**WORK TO DO:** Exactly as written, write out the lines below from the first to the one containing "630, 8, 625)]", inclusive. Pictures do not belong in the copy.

**EXTRACTED ENTRIES:**
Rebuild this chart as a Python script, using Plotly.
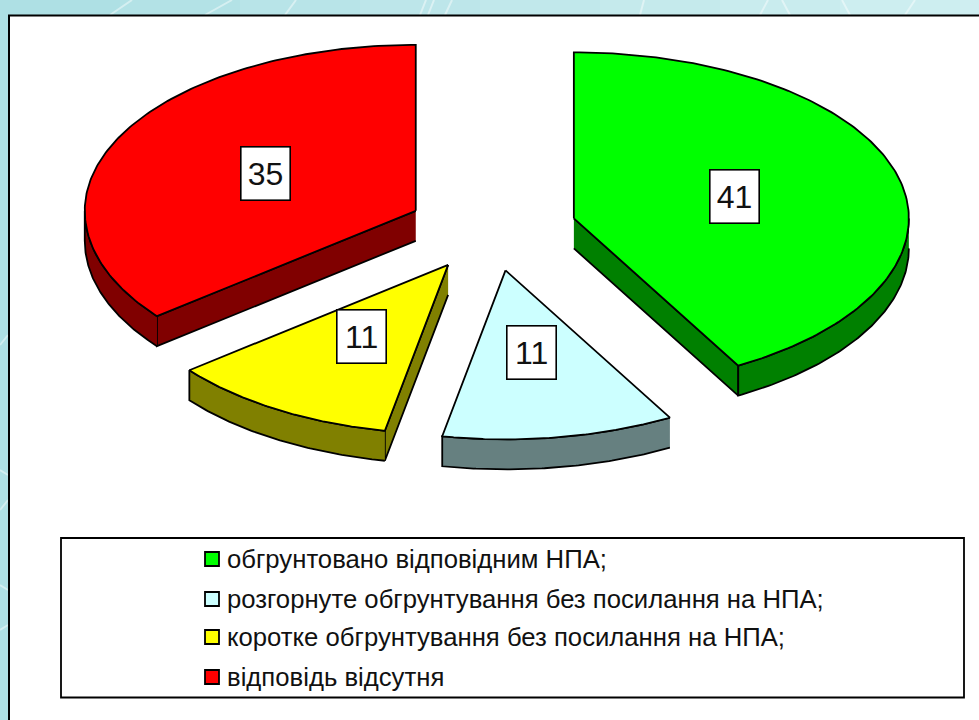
import numpy as np
import plotly.graph_objects as go

categories = ["обгрунтовано відповідним НПА;", "розгорнуте обгрунтування без посилання на НПА;",
              "коротке обгрунтування без посилання на НПА;", "відповідь відсутня"]
values = [41, 11, 11, 35]
top_colors = ["#00ff00", "#ccffff", "#ffff00", "#ff0000"]
side_colors = ["#008000", "#668080", "#808000", "#800000"]

# 3-D pie geometry, in page pixels
CX, CY, RX, RY, DEPTH, EXPLODE = 492, 229, 335, 166, 30, 0.2526
RX_LEFT, RY_FRONT = 331, 169
FONT = "Liberation Sans, Arial, sans-serif"
LEGEND_Y = [559, 599, 637, 677]
LINE = 1.8

# background decoration: soft teal bands and pale streaks
band_x = [0, 120, 240, 360, 480, 600, 720, 840, 960]
band_colors = ["#aee0e4", "#b3e2e6", "#b8e4e8", "#bde6ea", "#c1e8eb", "#c5eaec", "#c9ecee", "#cdeef0", "#cfeef1"]
streaks = [(110, 15, 132, 0), (205, 15, 232, 0), (285, 15, 296, 0), (420, 15, 426, 0), (428, 15, 434, 0),
           (445, 15, 452, 0), (640, 15, 644, 0), (760, 15, 768, 0), (790, 15, 782, 0), (850, 15, 842, 0),
           (905, 15, 915, 0), (0, 345, 8, 335), (0, 470, 8, 475), (0, 510, 8, 500), (0, 585, 8, 590), (0, 630, 8, 625)]

def pt(ax, ay, deg, r=1.0):
    t = np.radians(deg)
    s, c = np.sin(t), np.cos(t)
    return ax + r * np.where(s >= 0, RX, RX_LEFT) * s, ay - r * np.where(c >= 0, RY, RY_FRONT) * c

def offset(deg):
    t = np.radians(deg)
    return CX + EXPLODE * RX * np.sin(t), CY - EXPLODE * RY * np.cos(t)

fig = go.Figure()
total = sum(values)
start = 0.0
annotations = []
for name, v, top, side, ly in zip(categories, values, top_colors, side_colors, LEGEND_Y):
    sweep = 360 * v / total
    end = start + sweep
    mid = (start + end) / 2
    ax, ay = offset(mid)

    def wall(xs, ys):
        xs, ys = list(xs), list(ys)
        fig.add_trace(go.Scatter(x=xs + xs[::-1], y=ys + [y + DEPTH for y in ys[::-1]],
                                 mode="lines", fill="toself", fillcolor=side,
                                 line=dict(color="black", width=LINE),
                                 hoverinfo="skip", showlegend=False))
    # cut faces turned to the viewer
    for edge, sign in ((start, -1), (end, 1)):
        if sign * np.sin(np.radians(edge)) > 1e-6:
            ex, ey = pt(ax, ay, edge)
            wall([ax, float(ex)], [ay, float(ey)])
    # outer wall on the front half of the rim
    lo, hi = max(start, 90), min(end, 270)
    if hi > lo:
        ex, ey = pt(ax, ay, np.linspace(lo, hi, 90))
        wall(ex, ey)
    # top face
    ex, ey = pt(ax, ay, np.linspace(start, end, 160))
    fig.add_trace(go.Scatter(x=[ax] + list(ex) + [ax], y=[ay] + list(ey) + [ay],
                             mode="lines", fill="toself", fillcolor=top,
                             line=dict(color="black", width=LINE),
                             name=name, text=[f"{name} {v}"] * 162, hoverinfo="text", showlegend=False))
    # value label
    lx, ly2 = pt(ax, ay, mid, 0.5)
    annotations.append(dict(x=float(lx) - 1, y=float(ly2) - 1, text=str(v), showarrow=False, width=48, height=52,
                            bgcolor="white", bordercolor="black", borderwidth=1.6, borderpad=0,
                            font=dict(family=FONT, size=32, color="#111111")))
    # legend row
    fig.add_trace(go.Scatter(x=[212], y=[ly], mode="markers",
                             marker=dict(symbol="square", size=14, color=top, line=dict(color="black", width=1.8)),
                             hoverinfo="skip", showlegend=False))
    annotations.append(dict(x=226, y=ly, text=name, showarrow=False, xanchor="left", yanchor="middle", xshift=-1,
                            font=dict(family=FONT, size=25.7, color="#111111")))
    start = end

shapes = []
for i, c in enumerate(band_colors):
    x1 = band_x[i + 1] if i + 1 < len(band_x) else 979
    shapes.append(dict(type="rect", xref="x", yref="y", x0=band_x[i], x1=x1, y0=0, y1=720,
                       fillcolor=c, line=dict(width=0), layer="below"))
for x0, y0, x1, y1 in streaks:
    shapes.append(dict(type="line", xref="x", yref="y", x0=x0, y0=y0, x1=x1, y1=y1,
                       line=dict(color="rgba(255,255,255,0.45)", width=2), layer="below"))
shapes += [
    dict(type="rect", xref="x", yref="y", x0=9, y0=15.5, x1=990, y1=730, fillcolor="white",
         line=dict(color="black", width=2), layer="below"),
    dict(type="rect", xref="x", yref="y", x0=61, y0=538, x1=964, y1=697.5, fillcolor="white",
         line=dict(color="black", width=1.8), layer="below"),
]

fig.update_layout(width=979, height=720, margin=dict(l=0, r=0, t=0, b=0), autosize=False,
                  paper_bgcolor="#bfe6e8", plot_bgcolor="rgba(0,0,0,0)", showlegend=False,
                  xaxis=dict(range=[0, 979], visible=False, fixedrange=True),
                  yaxis=dict(range=[720, 0], visible=False, fixedrange=True),
                  shapes=shapes, annotations=annotations)
fig.write_html("out.html", config=dict(displayModeBar=False),
               post_script="document.body.style.margin='0';document.body.style.overflow='hidden';")
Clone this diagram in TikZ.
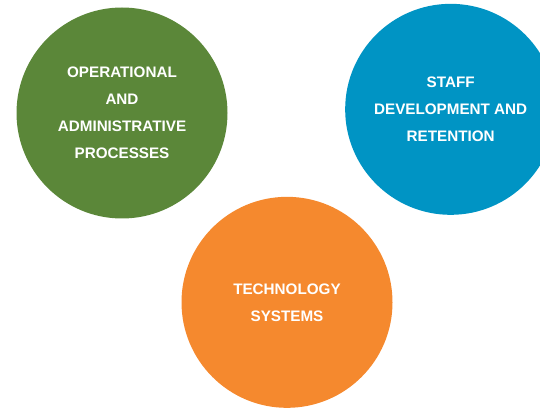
\documentclass[tikz,border=0pt]{standalone}
\usepackage{fontspec}
\setmainfont{Liberation Sans}
\usetikzlibrary{positioning}
\definecolor{opsgreen}{RGB}{91,135,57}
\definecolor{staffblue}{RGB}{0,148,196}
\definecolor{techorange}{RGB}{245,137,46}
\tikzset{
	bubble/.style={circle, minimum size=6.33cm, inner sep=0pt, text=white,
		align=center, font=\fontsize{13}{23}\selectfont\bfseries}
}

\begin{document}
\begin{tikzpicture}
			%%%%% START %%%%%
			
			\useasboundingbox (0, 0) rectangle (16.2, 12.24);
			
			\node[bubble, fill=opsgreen] (ops) at (3.66, 8.85) {OPERATIONAL\\AND\\ADMINISTRATIVE\\PROCESSES};
			
			\node[bubble, fill=staffblue] (staff) at (13.52, 8.96) {STAFF\\DEVELOPMENT AND\\RETENTION};
			
			\node[bubble, fill=techorange] (tech) at (8.61, 3.17) {TECHNOLOGY\\SYSTEMS};
			
			%%%%% END %%%%%
		\end{tikzpicture}
\end{document}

**ANSWER TO THIS EXERCISE:**
Rebuild this chart as a Python script, using Plotly.
import numpy as np
import plotly.graph_objects as go

categories = ["обгрунтовано відповідним НПА;", "розгорнуте обгрунтування без посилання на НПА;",
              "коротке обгрунтування без посилання на НПА;", "відповідь відсутня"]
values = [41, 11, 11, 35]
top_colors = ["#00ff00", "#ccffff", "#ffff00", "#ff0000"]
side_colors = ["#008000", "#668080", "#808000", "#800000"]

# 3-D pie geometry, in page pixels
CX, CY, RX, RY, DEPTH, EXPLODE = 492, 229, 335, 166, 30, 0.2526
RX_LEFT, RY_FRONT = 331, 169
FONT = "Liberation Sans, Arial, sans-serif"
LEGEND_Y = [559, 599, 637, 677]
LINE = 1.8

# background decoration: soft teal bands and pale streaks
band_x = [0, 120, 240, 360, 480, 600, 720, 840, 960]
band_colors = ["#aee0e4", "#b3e2e6", "#b8e4e8", "#bde6ea", "#c1e8eb", "#c5eaec", "#c9ecee", "#cdeef0", "#cfeef1"]
streaks = [(110, 15, 132, 0), (205, 15, 232, 0), (285, 15, 296, 0), (420, 15, 426, 0), (428, 15, 434, 0),
           (445, 15, 452, 0), (640, 15, 644, 0), (760, 15, 768, 0), (790, 15, 782, 0), (850, 15, 842, 0),
           (905, 15, 915, 0), (0, 345, 8, 335), (0, 470, 8, 475), (0, 510, 8, 500), (0, 585, 8, 590), (0, 630, 8, 625)]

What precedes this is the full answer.